Client nodes stop responding

We are running into an issue where our client nodes will stop responding to
requests that require checking with other nodes. The following is our setup:

1 dedicated master node

2 dedicated data nodes

3 client nodes (master: false; data: false)

Everything is fine and happy for a while, and then after 30-45 minutes, one
of the client nodes will stop sending responses to queries that require
talking with other nodes. We are using the HTTP REST API. When things go
badly, the following will hang:

curl -XGET ‘http://localhost:9200/_search?size=1’

curl -XGET ‘http://localhost:9200/_cat/thread_pool?v’

But the following will succeed (as it can just use metadata on the node

curl -XGET ‘http://localhost:9200/_cluster/health?pretty=1’
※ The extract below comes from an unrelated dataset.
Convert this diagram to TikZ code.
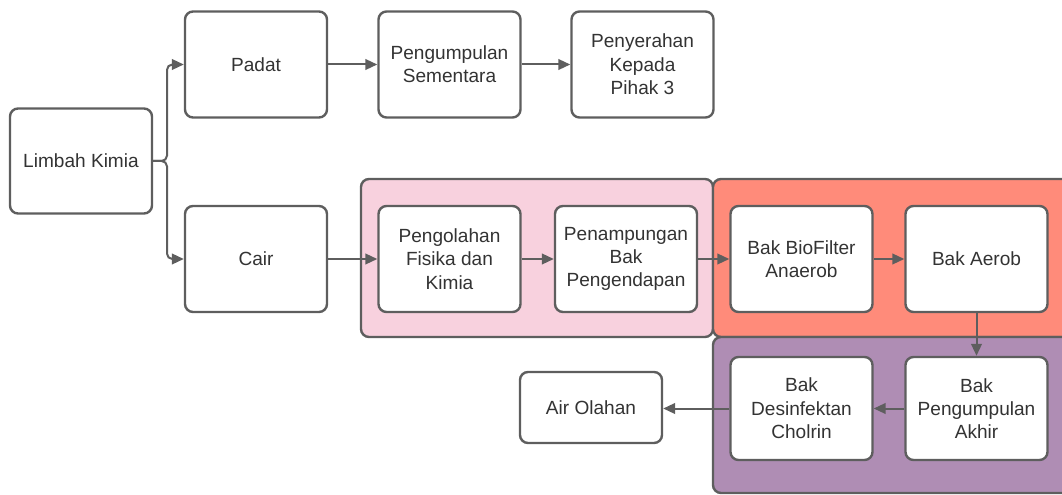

The problem node doesn’t seem to have any CPU or IO load. We don’t seem to
be running into heap issues. netstat doesn’t report any connections in
TIME_WAIT on any of the nodes. If we run queries from the problem client
node at the command prompt directly at the data node, everything works. So,
if we instead run:

curl -XGET ‘http://data.node.ip:9200/_search?size=1

It works as expected. This tells me there isn’t a socket exhaustion issue
since we can make new connections from the problem node to other nodes.

We turned logged all the way up (“ALL”) on one of the client nodes until it
started failing, but there was nothing in there of interest. The last few
minutes just had messages about the idle connection reaper running every

We tried increasing the various connections_per_node values to:

transport.connections_per_node.bulk => 6

transport.connections_per_node.reg => 12

transport.connections_per_node.state => 2 => 2

This made no noticeable difference.

When one of the client nodes has started having problems, the cluster still
sees the node as part of the cluster. When we kill the ES process on that
node, all the other nodes then notice it went away as expected. When we
restart ES on the problem node, it comes back up and everything works great
for another 30-45 minutes.